A Bertie County mother is banned from her child’s school, after she complained the school wasn’t doing enough to educate her special needs daughter.
Tassie Hathaway received a letter from Elaine White, the county’s superintendent, on May 15th informing her of the ban at Bertie High School. In the letter it said, “we believe that your interactions with staff at Bertie High School are disruptive to the educational environment. Therefore, effective immediately you are hereby banned from coming onto the property of Bertie High School without advanced permission from school or district administration.”
Hathaway said her daughter Angel, who’s autistic and blind, is being left without a proper education because there are no teachers trained to deal with blind students. By law, the school must provide accommodations for any special needs child. In Angel’s case, the school was supposed to provide a teacher who is trained to deal with the blind for 90 minutes every week. But Hathaway said that isn’t happening, nor is it enough.
“They had me thinking that the teacher from the blind was coming in twice a week for 90 minutes, Mondays and Fridays,” she said. “Okay, the lady hadn’t been there in four Fridays.”
The school district’s reasoning to ban Hathaway was due to disruptive behavior at the school, which included abusive and harassing language towards the staff, and interrupting the education of others. But Hathaway said that isn’t true. She said any time she came to the school she signed in at the office and waited to be escorted as she was supposed to do.
“What kind of harm is that,” Hathaway said. “What is Bertie County Schools hiding that they don’t want the parents to know?

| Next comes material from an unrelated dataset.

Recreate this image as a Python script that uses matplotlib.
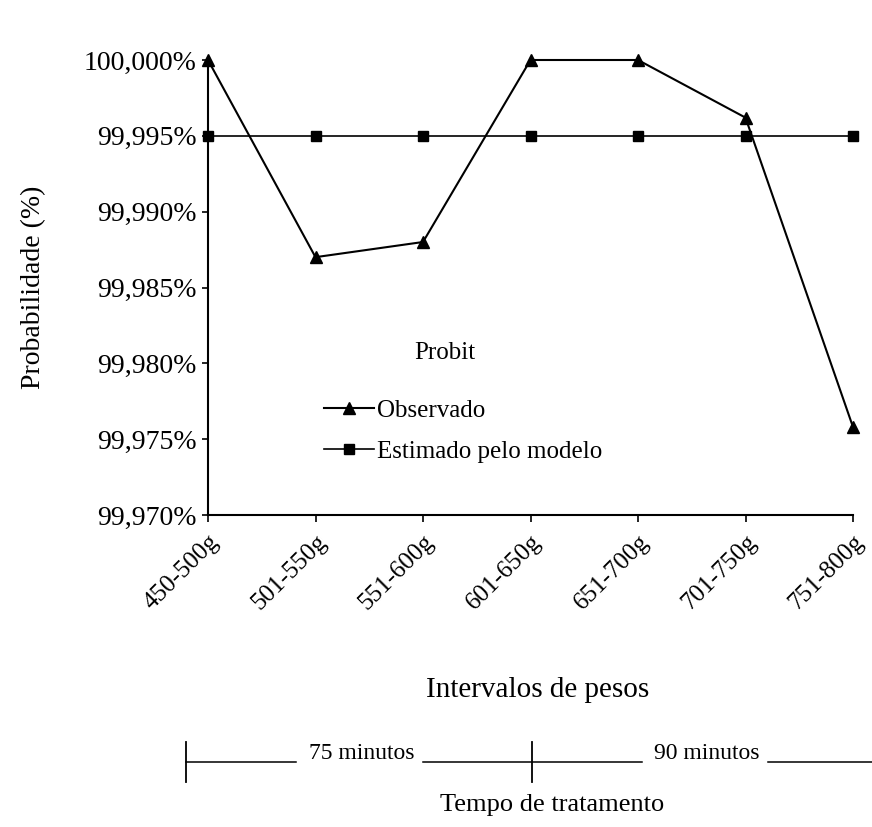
import matplotlib
matplotlib.use("Agg")
import matplotlib.pyplot as plt
from matplotlib.lines import Line2D
from matplotlib.ticker import FuncFormatter

# Weight classes and probabilities (%)
categorias = ["450-500g", "501-550g", "551-600g", "601-650g",
              "651-700g", "701-750g", "751-800g"]
observado = [100.000, 99.987, 99.988, 100.000, 100.000, 99.9962, 99.9758]
estimado = [99.995, 99.995, 99.995, 99.995, 99.995, 99.995, 99.995]
y_ticks = [99.970, 99.975, 99.980, 99.985, 99.990, 99.995, 100.000]

plt.rcParams["font.family"] = ["Liberation Serif", "DejaVu Serif"]

W, H = 872, 827
fig = plt.figure(figsize=(W / 100, H / 100), dpi=100)
ax = fig.add_axes([208 / W, 1 - 515 / H, 645 / W, 455 / H])

x = list(range(len(categorias)))
ax.plot(x, observado, color="black", lw=1.5, marker="^", ms=9,
        label="Observado", clip_on=False)
ax.plot(x, estimado, color="black", lw=1.2, marker="s", ms=7.5,
        label="Estimado pelo modelo", clip_on=False)

ax.set_xlim(0, len(categorias) - 1)
ax.set_ylim(99.970, 100.000)
ax.set_yticks(y_ticks)
ax.yaxis.set_major_formatter(
    FuncFormatter(lambda v, p: f"{v:.3f}%".replace(".", ",")))
ax.set_xticks(x)
ax.set_xticklabels(categorias, rotation=45, ha="right",
                   rotation_mode="anchor", fontsize=18)
ax.tick_params(axis="y", labelsize=20, direction="out", length=4,
               width=1.2, pad=4)
ax.tick_params(axis="x", direction="out", length=5, width=1.2, pad=6)

for s in ["top", "right"]:
    ax.spines[s].set_visible(False)
ax.spines["left"].set_linewidth(1.5)
ax.spines["bottom"].set_linewidth(1.5)

ax.set_ylabel("Probabilidade (%)", fontsize=20)
ax.yaxis.set_label_coords((46 - 208) / 645, 0.5)

# legend (title drawn separately)
fig.text(445 / W, 1 - 353 / H, "Probit", ha="center", va="center",
         fontsize=18)
ax.legend(loc="upper left", bbox_to_anchor=(324 / W, 1 - 399 / H),
          bbox_transform=fig.transFigure, frameon=False, fontsize=18,
          handlelength=2.0, handletextpad=0.1, labelspacing=0.75,
          borderpad=0, borderaxespad=0)

fig.text(538 / W, 1 - 690 / H, "Intervalos de pesos",
         ha="center", va="center", fontsize=21)

# treatment time bracket
yb = 1 - 762 / H
for a, b in [(186, 296), (423, 642), (768, 872)]:
    fig.add_artist(Line2D([a / W, b / W], [yb, yb], color="black", lw=1.1))
for xv in (186, 532):
    fig.add_artist(Line2D([xv / W, xv / W], [1 - 742 / H, 1 - 782 / H],
                          color="black", lw=1.3))
fig.text(362 / W, 1 - 759 / H, "75 minutos", ha="center", va="baseline",
         fontsize=17)
fig.text(707 / W, 1 - 759 / H, "90 minutos", ha="center", va="baseline",
         fontsize=17)
fig.text(552 / W, 1 - 805 / H, "Tempo de tratamento",
         ha="center", va="center", fontsize=19)

fig.savefig("out.png", dpi=100)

What is going on?”
WNCT reached out to school officials by phone, email and in person, but no one wanted to comment on camera. In a statement, a district spokesperson said, “the actions taken by the school system are intended to allow us to continue to provide the best possible educational services to all of our students in a safe and orderly environment.”
But Hathaway said she believes her special needs daughter is being left behind, and no one at the school cares.
“Yes she’s blind, yes she has a disability. But she also can be taught.”
Hathaway was told that if she continued to come on school property without permission, she could be charged with trespassing.